A meting of the Ballymitty Branch of the Irish National Trade and Benefit  Society was held on Friday evening last. Mr Michael Waters [was] in the Chair. Also present—Patrick Waters, J. Byrne, N. Scully, Thomas Scully, J. Monaghan V. G., Walter Parle, J. Kinsella, Philip Waters, R. Furlong, treasurer, P. J. Chapman, secretary. Some new members applied for enrolment in the branch and were admitted. The members present reported that nearly all the employers in the district were stamping the contribution cards and the employees were having no trouble in this respect. Some insured persons also applied for transfers which will be considered at next meeting.”

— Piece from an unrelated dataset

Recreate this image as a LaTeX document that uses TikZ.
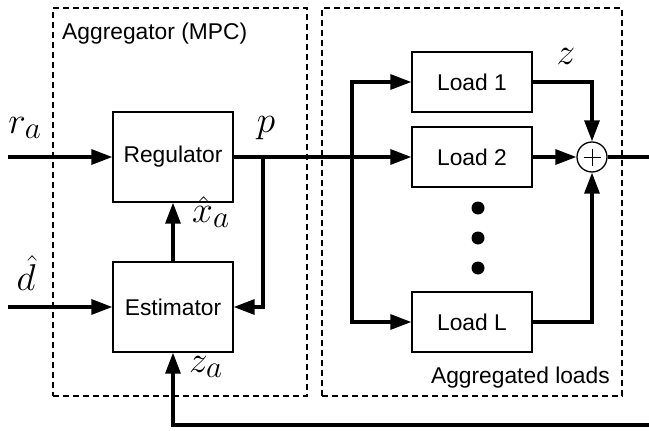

To the Editor of the Independent

Sir—After a lapse of some years business having occasioned me to pass through Bannow I was greatly struck with the improvements made during that short period. On all sides may be seen clean and tidy cottages and farm-houses—the well tilled land—the hedge ways trimmed with the greatest care—everything evincing both skill and judgement in its management—I find that the present proprietor Captain Boyse, in whose hands the estate is only a short time has become a resident landlord and that he has evinced the greatest desire to carry on improvements to employ labourers and confer all possible benefit on his tenantry. I have noticed also that a new gate house is about being erected; this with a suitable entrance will add considerably to the already pleasing appearance. In the demesne which is, also, much improved, from its having been much enlarged, I observed a rustic monument, beautifully covered with honey suckle, &, erected to the memory of the late Thomas Boyse Esq. After some time a visit to this locality would be well worthy of the attention of the tourist for he cannot fail to find much to please and delight him

X. Y. Z.”

The above appeared in The Wexford Independent on April 28th 1866. Lloyd Bentsen said that he knew Jack Kennedy well—Jack Kennedy was a personal friend of his—but  Dan Quayle was no Jack Kennedy! You could paraphrase that and say that Captain Henry Hunt Boyse [the Boyse was added to the name after he acquired the Bannow estate] was no Tom Boyse. One could write a thousand books on the greatness of Tom Boyse and only be at the start of the beginning; to repeat what I said in the previous blog, (or rather what the 1798  rebel leader Jeremiah Fitzhenry asserted) Tom Boyse was alike to “the diamond, no matter what part you hold up to view, or how minute the particle, it still contains a lustre above all other gems” and to praise him “in a society of Irishmen” would be as attempting “to gild refined gold or paint the lily.” I would be loath to say the same of Captain Boyse; one of his first communications on coming to Bannow, was to issue an edict (I use the word “edict” with its connotations of total power and ruthless control deliberately via his agent to the tenants to get rid of all their dogs and sub-tenants plus to sell their livestock at the fair in Carrig village. His name was Hunt and he was a son of a sister of Tom Boyse. He was planning a move towards sheep and I presume cattle farming—hence his emphasis on the fair in Carrig; incidentally the fair in Carrig was never really successful. A man who evinces inhumanity to dogs is not a likeable man. Captain Boyse accused the dogs of posing a threat to all the sheep he proposed to have.